Excerpted data start

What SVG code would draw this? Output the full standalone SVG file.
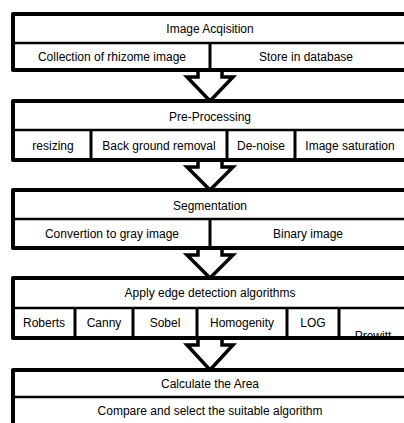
<svg xmlns="http://www.w3.org/2000/svg" width="404" height="423" viewBox="0 0 404 423">
<style>
.box{fill:#fff;stroke:#000;stroke-width:4;stroke-linejoin:round}
.div{stroke:#000;stroke-width:3;fill:none}
.hdiv{stroke:#000;stroke-width:2.5;fill:none}
.arr{fill:#fff;stroke:#000;stroke-width:3.5;stroke-linejoin:miter}
text{font-family:"Liberation Sans",Arial,sans-serif;font-size:12px;fill:#000;text-anchor:middle;dominant-baseline:central}
</style>
<rect width="404" height="423" fill="#fff"/>
<g id="connectors">
<polygon class="arr" points="198,70 222,70 222,77 233,77 210,101 187,77 198,77"/>
<polygon class="arr" points="198,160 222,160 222,167 233,167 210,190 187,167 198,167"/>
<polygon class="arr" points="198,248 222,248 222,255 233,255 210,278 187,255 198,255"/>
<polygon class="arr" points="198,338 222,338 222,345 233,345 210,370 187,345 198,345"/>
</g>
<g id="image-acquisition">
<rect class="box" x="13" y="14" width="394" height="56"/>
<line class="hdiv" x1="13" y1="43" x2="407" y2="43"/>
<line class="div" x1="210" y1="43" x2="210" y2="70"/>
<text x="210" y="28.5">Image Acqisition</text>
<text x="112" y="57">Collection of rhizome image</text>
<text x="306" y="57">Store in database</text>
</g>
<g id="pre-processing">
<rect class="box" x="13" y="101" width="394" height="59"/>
<line class="hdiv" x1="13" y1="130" x2="407" y2="130"/>
<line class="div" x1="91" y1="130" x2="91" y2="160"/>
<line class="div" x1="227" y1="130" x2="227" y2="160"/>
<line class="div" x1="295" y1="130" x2="295" y2="160"/>
<text x="210" y="116.5">Pre-Processing</text>
<text x="53" y="146">resizing</text>
<text x="159" y="146">Back ground removal</text>
<text x="261" y="146">De-noise</text>
<text x="350" y="146">Image saturation</text>
</g>
<g id="segmentation">
<rect class="box" x="13" y="190" width="394" height="58"/>
<line class="hdiv" x1="13" y1="219" x2="407" y2="219"/>
<line class="div" x1="210" y1="219" x2="210" y2="248"/>
<text x="210" y="205.5">Segmentation</text>
<text x="112" y="234">Convertion to gray image</text>
<text x="308" y="234">Binary image</text>
</g>
<g id="edge-detection">
<rect class="box" x="13" y="278" width="394" height="60"/>
<line class="hdiv" x1="13" y1="308" x2="407" y2="308"/>
<line class="div" x1="75" y1="308" x2="75" y2="338"/>
<line class="div" x1="133" y1="308" x2="133" y2="338"/>
<line class="div" x1="197" y1="308" x2="197" y2="338"/>
<line class="div" x1="287" y1="308" x2="287" y2="338"/>
<line class="div" x1="339" y1="308" x2="339" y2="338"/>
<text x="210" y="293">Apply  edge detection algorithms</text>
<text x="44" y="322.5">Roberts</text>
<text x="104" y="322.5">Canny</text>
<text x="165" y="322.5">Sobel</text>
<text x="242" y="322.5">Homogenity</text>
<text x="313" y="322.5">LOG</text>
<text x="373" y="335.5">Prewitt</text>
<line x1="339" y1="338" x2="407" y2="338" stroke="#000" stroke-width="4"/>
</g>
<g id="calculate-area">
<rect class="box" x="13" y="370" width="394" height="60"/>
<line class="hdiv" x1="13" y1="397" x2="407" y2="397"/>
<text x="210" y="384">Calculate the Area</text>
<text x="210" y="411">Compare and select the suitable algorithm</text>
</g>
</svg>
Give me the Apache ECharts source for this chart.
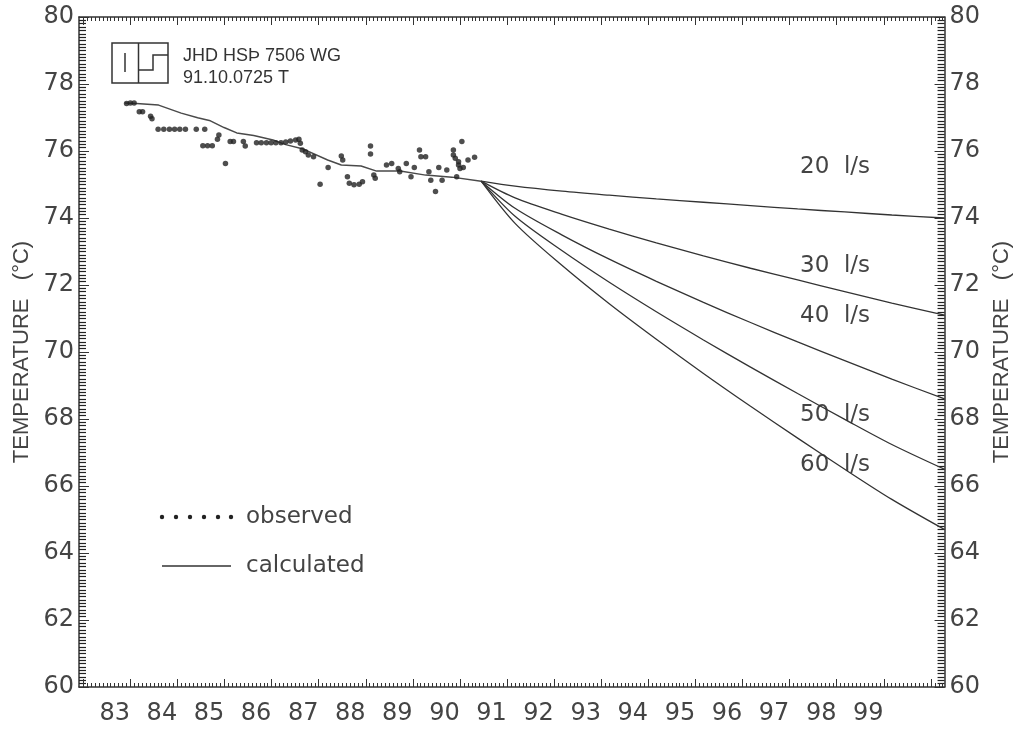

Excerpted data end

## Brief
Lines that hold "this" are the ones to copy; find all of them.

## Completed task
What SVG code would draw this? Output the full standalone SVG file.
Give me the Apache ECharts source for this chart.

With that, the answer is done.